Por Javier Guillén.
Si por un lado Scorsese diluye la música en sus películas como excusa (o la introduce como una especie de material elemental) y por otro la filma para disfrutarla sin más también le gusta hablar de ella (y del cine mismo, su otra obsesión) en sus documentales.
Nostalgia del hogar, George Harrison: Living in the Material World y No Direction Home: Bob Dylan son tres maneras distintas de buscar algo: el origen del blues en la primera, una huida del mundo “material” y superficial después de haber descubierto el espiritual gracias a la música en el segundo y la renuncia (no completa) a un pasado que no volverá porque hay que aprender a avanzar.
Ciertamente, estas preguntas provienen de una búsqueda, de intentarse explicar cómo el origen de determinados hechos permite entender y clarificar cómo es posible que le afecten tanto estas obsesiones suyas (lo hace, repito, con la misma pasión cuando investiga sobre cine, véase a este respecto El cine italiano según Scorsese ), es una especie de medicina o de terapia que le sienta bastante bien cuando deja al margen durante un rato esa obra de ficción en la que es menos consciente de lo que hace.
Existe, entonces, en su carrera, una dualidad entre ficción y no ficción, entre director de taquillazos (cada vez más) y autor casi independiente que equilibra su personalidad y no deja de olvidar sus orígenes totalmente como les ha pasado a otros colegas geniales de su generación como George Lucas o Coppola que ya no son más que caricaturas de sí mismos.
Todo gracias a que sigue disfrutando desde siempre de una de sus mayores aficiones sin dejarla jamás de lado. Escuchar discos e ir a conciertos son para él, como para muchos de nosotros, una especie de elixir que lo mantiene joven (pocos directores de su edad siguen trabajando a su ritmo).
Esta pequeña “obsesión” personal o recurso de estilo (debo decir que no es exclusivo suyo aunque en sus manos trascendió más, hay otros ejemplos en películas de Fassbinder, Robert Bresson o Jean-Luc Godard u otros directores importantes de los 60 o los 70) ha tenido, a mi juicio, una influencia inmensa en el cine contemporáneo al dar a entender que no es necesario contratar a un compositor para tener una buena banda sonora. Basta con crear un collage “picando” de aquí y de allá si se es lo suficientemente agudo y se elige con acierto dependiendo del carácter de la escena.

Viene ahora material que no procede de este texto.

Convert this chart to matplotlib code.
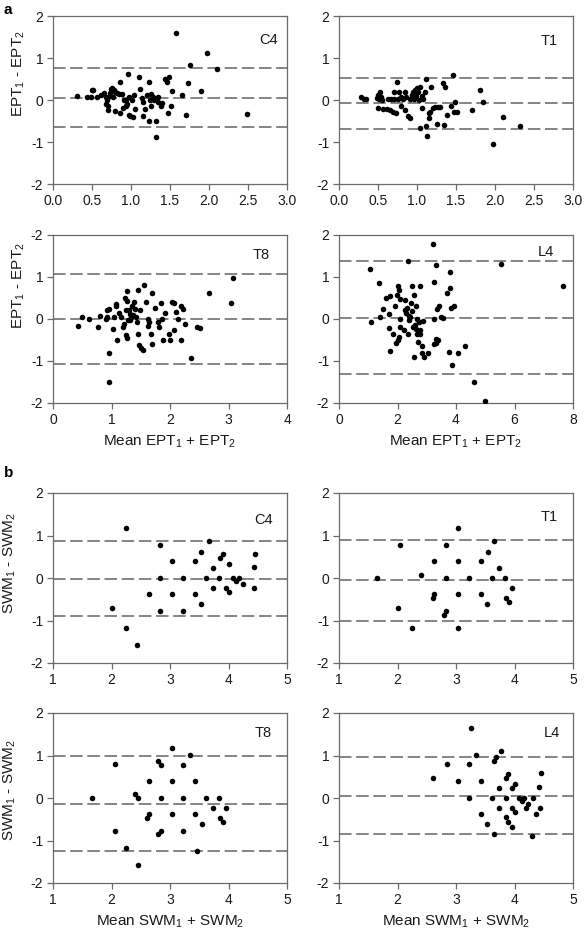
import matplotlib
matplotlib.use("Agg")
import matplotlib.pyplot as plt

plt.rcParams['font.family'] = ['Liberation Sans', 'DejaVu Sans']
plt.rcParams['mathtext.default'] = 'regular'

# ---------------- data: panel a (EPT) ----------------
c4_ept_x = [0.31, 0.44, 0.49, 0.50, 0.51, 0.57, 0.62, 0.65, 0.68, 0.69, 0.68, 0.70, 0.70, 0.71, 0.73, 0.74,
            0.76, 0.77, 0.78, 0.79, 0.80, 0.82, 0.84, 0.86, 0.86, 0.88, 0.90, 0.91, 0.93, 0.96, 0.94, 0.95,
            0.97, 0.98, 0.99, 1.01, 1.03, 1.04, 1.05, 1.10, 1.11, 1.14, 1.15, 1.16, 1.18, 1.20, 1.23, 1.23,
            1.24, 1.25, 1.26, 1.28, 1.30, 1.32, 1.32, 1.34, 1.35, 1.38, 1.40, 1.44, 1.46, 1.49, 1.47, 1.51,
            1.52, 1.58, 1.65, 1.71, 1.73, 1.75, 1.90, 1.98, 2.10, 2.49]
c4_ept_y = [0.10, 0.07, 0.06, 0.24, 0.23, 0.06, 0.12, 0.16, 0.06, 0.00, -0.09, -0.15, -0.23, 0.06, 0.16, 0.26,
            0.28, 0.06, 0.24, 0.20, -0.26, 0.16, 0.14, 0.42, -0.31, 0.14, -0.19, 0.00, -0.14, 0.61, 0.00, -0.10,
            -0.35, 0.08, -0.39, 0.00, -0.41, 0.11, -0.21, 0.54, 0.26, 0.04, -0.04, -0.38, -0.22, 0.12, 0.42, -0.51,
            0.00, -0.15, 0.14, 0.08, 0.00, -0.87, -0.51, 0.06, -0.04, -0.14, -0.07, 0.50, 0.42, 0.54, -0.30, -0.15,
            0.21, 1.59, 0.11, -0.35, 0.40, 0.84, 0.21, 1.11, 0.74, -0.33]
c4_ept_lines = [0.77, 0.05, -0.65]

t1_ept_x = [0.28, 0.32, 0.34, 0.49, 0.50, 0.50, 0.51, 0.53, 0.54, 0.56, 0.55, 0.61, 0.63, 0.66, 0.67, 0.69,
            0.70, 0.70, 0.73, 0.74, 0.76, 0.77, 0.79, 0.80, 0.82, 0.84, 0.84, 0.86, 0.88, 0.91, 0.91, 0.93,
            0.95, 0.96, 0.97, 0.99, 1.00, 1.01, 1.03, 1.04, 1.04, 1.06, 1.07, 1.08, 1.10, 1.11, 1.12, 1.13,
            1.15, 1.16, 1.17, 1.18, 1.20, 1.23, 1.25, 1.27, 1.30, 1.33, 1.34, 1.36, 1.38, 1.43, 1.46, 1.47,
            1.49, 1.51, 1.71, 1.81, 1.85, 2.10, 1.97, 2.32]
t1_ept_y = [0.06, 0.02, 0.02, 0.04, 0.13, -0.20, 0.02, 0.20, 0.08, -0.22, 0.00, -0.22, 0.02, -0.24, 0.02, -0.28,
            0.20, 0.02, -0.32, 0.43, 0.03, 0.20, -0.14, 0.08, 0.02, 0.20, -0.24, 0.08, -0.38, 0.02, -0.43, 0.12,
            0.20, 0.02, 0.25, 0.09, 0.28, 0.20, 0.00, -0.67, 0.30, -0.20, 0.09, 0.02, 0.20, 0.49, -0.62, -0.85,
            -0.32, -0.43, -0.28, 0.30, -0.20, -0.16, -0.57, -0.17, -0.17, 0.41, -0.60, 0.30, -0.36, -0.14, 0.59, -0.28,
            -0.04, -0.28, -0.24, 0.24, -0.04, -0.40, -1.05, -0.63]
t1_ept_lines = [0.53, -0.08, -0.68]

t8_ept_x = [0.42, 0.49, 0.61, 0.77, 0.80, 0.90, 0.92, 0.93, 0.96, 0.96, 0.96, 1.03, 1.04, 1.07, 1.08, 1.10,
            1.12, 1.16, 1.19, 1.21, 1.23, 1.24, 1.25, 1.26, 1.26, 1.27, 1.29, 1.30, 1.31, 1.32, 1.33, 1.35,
            1.36, 1.39, 1.40, 1.42, 1.44, 1.45, 1.46, 1.47, 1.48, 1.51, 1.53, 1.55, 1.59, 1.62, 1.62, 1.64,
            1.67, 1.69, 1.69, 1.75, 1.79, 1.81, 1.84, 1.87, 1.88, 1.92, 1.99, 2.00, 2.04, 2.06, 2.07, 2.10,
            2.14, 2.19, 2.19, 2.23, 2.25, 2.36, 2.47, 2.51, 2.66, 3.04, 3.08]
t8_ept_y = [-0.16, 0.05, 0.01, -0.19, 0.08, 0.01, 0.21, 0.05, 0.25, -0.82, -1.49, -0.23, 0.05, 0.31, 0.35, -0.49,
            0.15, 0.05, -0.19, -0.11, 0.50, -0.39, 0.21, 0.66, -0.46, 0.43, -0.03, 0.21, 0.12, -0.03, 0.05, 0.31,
            0.09, 0.41, 0.25, 0.05, -0.07, 0.69, -0.35, -0.61, 0.21, -0.70, -0.74, 0.82, 0.41, 0.01, -0.17, -0.07,
            -0.35, -0.60, 0.62, 0.27, -0.07, -0.20, 0.38, -0.01, -0.49, 0.14, -0.35, -0.51, 0.40, -0.25, 0.38, 0.17,
            -0.01, 0.31, -0.49, 0.25, -0.12, -0.94, -0.19, -0.21, 0.62, 0.38, 0.98]
t8_ept_lines = [1.08, 0.0, -1.08]

l4_ept_x = [1.05, 1.08, 1.36, 1.39, 1.50, 1.60, 1.71, 1.71, 1.73, 1.75, 1.85, 1.90, 1.94, 1.98, 2.02, 2.02,
            2.05, 2.05, 2.08, 2.10, 2.08, 2.21, 2.24, 2.27, 2.30, 2.32, 2.37, 2.37, 2.39, 2.41, 2.44, 2.47,
            2.48, 2.49, 2.53, 2.56, 2.57, 2.59, 2.62, 2.64, 2.67, 2.67, 2.73, 2.71, 2.76, 2.76, 2.78, 2.83,
            2.83, 2.87, 2.89, 3.04, 3.21, 3.24, 3.24, 3.24, 3.31, 3.31, 3.33, 3.35, 3.38, 3.41, 3.50, 3.56,
            3.69, 3.76, 3.78, 3.78, 3.82, 3.86, 3.92, 4.06, 4.30, 4.60, 4.98, 5.55, 7.66]
l4_ept_y = [1.18, -0.08, 0.85, 0.05, 0.23, 0.51, 0.12, -0.21, 0.54, -0.77, -0.35, 0.31, -0.58, 0.56, -0.51, 0.79,
            0.70, -0.42, 0.47, 0.01, -0.20, -0.25, 0.45, 0.21, 0.15, 0.27, -0.35, 1.39, 0.07, -0.03, 0.05, 0.39,
            0.79, 0.19, -0.20, -0.90, 0.57, -0.15, -0.23, 0.31, -0.36, 0.01, -0.07, -0.54, 0.79, -0.25, -0.35, -0.65,
            -0.82, -0.04, -0.90, -0.82, 1.78, -0.60, 0.89, -0.01, 1.28, -0.47, -0.58, 0.23, -0.49, 0.31, 0.05, 0.03,
            0.61, -0.78, 1.12, 0.73, 0.27, -1.09, 0.31, -0.82, -0.65, -1.50, -1.96, 1.32, 0.79]
l4_ept_lines = [1.38, 0.03, -1.32]

# ---------------- data: panel b (SWM) ----------------
c4_swm_x = [2.01, 2.24, 2.24, 2.44, 2.64, 2.83, 2.83, 2.83, 3.03, 3.03, 3.23, 3.23, 3.42, 3.42, 3.53, 3.53,
            3.61, 3.66, 3.73, 3.73, 3.84, 3.85, 3.90, 3.96, 4.01, 4.01, 4.08, 4.13, 4.18, 4.25, 4.44, 4.44, 4.46]
c4_swm_y = [-0.71, 1.18, -1.18, -1.58, -0.38, 0.78, 0.00, -0.78, 0.39, -0.38, 0.00, -0.78, 0.39, -0.38, 0.62, -0.62,
            0.00, 0.86, 0.24, -0.23, 0.00, 0.47, 0.56, -0.23, 0.33, -0.33, 0.00, -0.08, 0.00, -0.14, 0.25, -0.24, 0.57]
c4_swm_lines = [0.86, -0.02, -0.90]

t1_swm_x = [1.65, 2.01, 2.05, 2.25, 2.40, 2.60, 2.63, 2.63, 2.80, 2.83, 2.83, 2.83, 3.03, 3.03, 3.03, 3.03,
            3.22, 3.42, 3.42, 3.53, 3.54, 3.61, 3.65, 3.73, 3.84, 3.85, 3.90, 3.96]
t1_swm_y = [0.00, -0.71, 0.78, -1.18, 0.08, -0.48, -0.38, 0.39, -0.86, -0.78, 0.78, 0.00, 1.18, 0.39, -0.38, -1.18,
            0.00, 0.39, -0.38, -0.62, 0.62, 0.00, 0.86, 0.24, 0.00, -0.46, -0.56, -0.24]
t1_swm_lines = [0.89, -0.05, -1.00]

t8_swm_x = [1.66, 2.06, 2.06, 2.25, 2.40, 2.45, 2.45, 2.60, 2.64, 2.64, 2.80, 2.80, 2.84, 2.84, 2.84, 3.03,
            3.03, 3.03, 3.23, 3.23, 3.23, 3.35, 3.42, 3.42, 3.46, 3.54, 3.62, 3.73, 3.84, 3.85, 3.90, 3.96]
t8_swm_y = [0.00, 0.80, -0.78, -1.17, 0.09, 0.00, -1.57, -0.47, -0.38, 0.40, -0.85, 0.86, 0.78, 0.00, -0.78, 1.18,
            0.40, -0.38, 0.78, 0.00, -0.78, 1.02, 0.40, -0.38, -1.25, -0.61, 0.00, -0.23, 0.00, -0.46, -0.56, -0.23]
t8_swm_lines = [1.00, -0.13, -1.25]

l4_swm_x = [2.60, 2.84, 3.03, 3.22, 3.22, 3.26, 3.34, 3.42, 3.42, 3.53, 3.61, 3.65, 3.65, 3.69, 3.73, 3.73,
            3.77, 3.85, 3.85, 3.86, 3.89, 3.89, 3.96, 3.96, 3.96, 4.01, 4.01, 4.07, 4.12, 4.16, 4.19, 4.23,
            4.30, 4.32, 4.36, 4.42, 4.44, 4.46]
l4_swm_y = [0.48, 0.79, 0.40, 0.79, 0.00, 1.65, 1.02, 0.40, -0.38, -0.61, 0.00, 0.86, -0.85, 0.96, 0.24, -0.23,
            1.10, 0.00, -0.45, 0.48, 0.57, -0.56, 0.24, -0.23, -0.69, 0.34, -0.32, 0.00, -0.08, 0.00, -0.23, -0.14,
            -0.89, 0.00, -0.38, 0.26, -0.23, 0.59]
l4_swm_lines = [0.96, 0.05, -0.85]

panels = [
    ("C4", c4_ept_x, c4_ept_y, c4_ept_lines, (0, 3), [0.0, 0.5, 1.0, 1.5, 2.0, 2.5, 3.0], "{:.1f}", (0.92, 0.857)),
    ("T1", t1_ept_x, t1_ept_y, t1_ept_lines, (0, 3), [0.0, 0.5, 1.0, 1.5, 2.0, 2.5, 3.0], "{:.1f}", (0.90, 0.85)),
    ("T8", t8_ept_x, t8_ept_y, t8_ept_lines, (0, 4), [0, 1, 2, 3, 4], "{:d}", (0.89, 0.88)),
    ("L4", l4_ept_x, l4_ept_y, l4_ept_lines, (0, 8), [0, 2, 4, 6, 8], "{:d}", (0.885, 0.90)),
    ("C4", c4_swm_x, c4_swm_y, c4_swm_lines, (1, 5), [1, 2, 3, 4, 5], "{:d}", (0.90, 0.84)),
    ("T1", t1_swm_x, t1_swm_y, t1_swm_lines, (1, 5), [1, 2, 3, 4, 5], "{:d}", (0.90, 0.86)),
    ("T8", t8_swm_x, t8_swm_y, t8_swm_lines, (1, 5), [1, 2, 3, 4, 5], "{:d}", (0.90, 0.88)),
    ("L4", l4_swm_x, l4_swm_y, l4_swm_lines, (1, 5), [1, 2, 3, 4, 5], "{:d}", (0.91, 0.88)),
]
y_ticks = [-2, -1, 0, 1, 2]
y_ticklabels_default = ["-2", "-1", "0", "1", "2"]
y_ticklabels_t8 = ["-2", "-1", "0", "1", "-2"]  # as printed in the source figure

W, H = 584, 933
lefts = [53, 339]
tops = [16, 235, 493, 713]
bottoms = [184, 403, 663, 883]
# y-label placement (axes fraction) for left-column panels: (x of label right edge, y centre)
ylabel_pos = {0: (-0.11, 0.66), 2: (-0.11, 0.70), 4: (-0.15, 0.59), 6: (-0.15, 0.55)}

fig = plt.figure(figsize=(W / 100, H / 100), dpi=100)
spine_c = '#6a6a6a'
text_c = '#1a1a1a'
tick_fs = 10.0
label_fs = 11.0

for i, (name, xs, ys, lines, xlim, xt, fmt, lpos) in enumerate(panels):
    r, c = divmod(i, 2)
    l = lefts[c]
    t, b = tops[r], bottoms[r]
    ax = fig.add_axes([l / W, 1 - b / H, 234 / W, (b - t) / H])
    ax.set_xlim(*xlim)
    ax.set_ylim(-2, 2)
    for v in lines:
        ax.axhline(v, color='#707070', lw=1.2, ls=(0, (7.5, 2.8)), zorder=1)
    ax.plot(xs, ys, 'o', color='black', markersize=4.0, markeredgewidth=0, zorder=3)
    ax.set_xticks(xt)
    ax.set_xticklabels([fmt.format(v) for v in xt])
    ax.set_yticks(y_ticks)
    ax.set_yticklabels(y_ticklabels_t8 if i == 2 else y_ticklabels_default)
    for s in ax.spines.values():
        s.set_color(spine_c)
        s.set_linewidth(0.9)
    ax.tick_params(direction='out', length=4, width=0.9, color=spine_c,
                   labelsize=tick_fs, labelcolor=text_c, pad=3)
    ax.text(lpos[0], lpos[1], name, transform=ax.transAxes, ha='center', va='center',
            fontsize=10.5, color=text_c)
    if c == 0:
        lab = "EPT$_1$ - EPT$_2$" if i < 4 else "SWM$_1$ - SWM$_2$"
        ax.set_ylabel(lab, fontsize=label_fs, color=text_c)
        ax.yaxis.set_label_coords(*ylabel_pos[i])
    if r == 1:
        ax.set_xlabel("Mean EPT$_1$ + EPT$_2$", fontsize=label_fs, color=text_c, labelpad=5)
    if r == 3:
        ax.set_xlabel("Mean SWM$_1$ + SWM$_2$", fontsize=label_fs, color=text_c, labelpad=5)

fig.text(4 / W, 1 - 3 / H, "a", fontsize=11, fontweight='bold', ha='left', va='top', color='black')
fig.text(4 / W, 1 - 466 / H, "b", fontsize=11, fontweight='bold', ha='left', va='top', color='black')

fig.savefig("out.png", dpi=100, facecolor='white')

Esto ha dado lugar hoy en día a que una banda sonora se parezca más a un álbum recopilatorio que a una obra orquestal clásica y en muchas ocasiones de una gran calidad y tanto es así que en ocasiones gracias a una película mucha gente conoce a un grupo o a un artista como si ésta funcionase como un medio de comunicación o promoción o acaso ¿no se ha incrementado la popularidad de Sigur Ros gracias a Vanilla Sky o la de Anthony and the Johnsons gracias a La vida secreta de las palabras?
Desafortunadamente también es verdad que muchos cineastas toman el “procedimiento Scorsese” casi como dogma de fe hasta llegar a abusar del recurso y lo usan como excusa para introducir en sus películas un estilo más cercano al video-clip en el que importa más la música y las ganas de usar una fotografía bonita que la trama de la película en sí (visto así es un arma de doble filo…).
Lo cierto es que opino, sinceramente, que directores como Guy Ritchie, Sofia Coppola, Danny Boyle y unos cuantos creadores de series de televisión (pertenecientes a la famosa y pretenciosa “revolución” de la HBO) no han entendido bien lo que pretendía Scorsese (incluso él mismo, paradójicamente, también está en horas bajas y ha llegado a apoyarlos con su Boardwalk Empire), y eso que es un recurso muy válido (me he pasado todo el artículo elogiándolo) que supongo que con el tiempo seguirá evolucionando.
Por fortuna también hay unos pocos discípulos aventajados que probablemente sí pasen a la historia como el gran futuro maestro Quentin Tarantino y algún otro que ahora no recuerdo o que aún no conocemos. Ya se verá.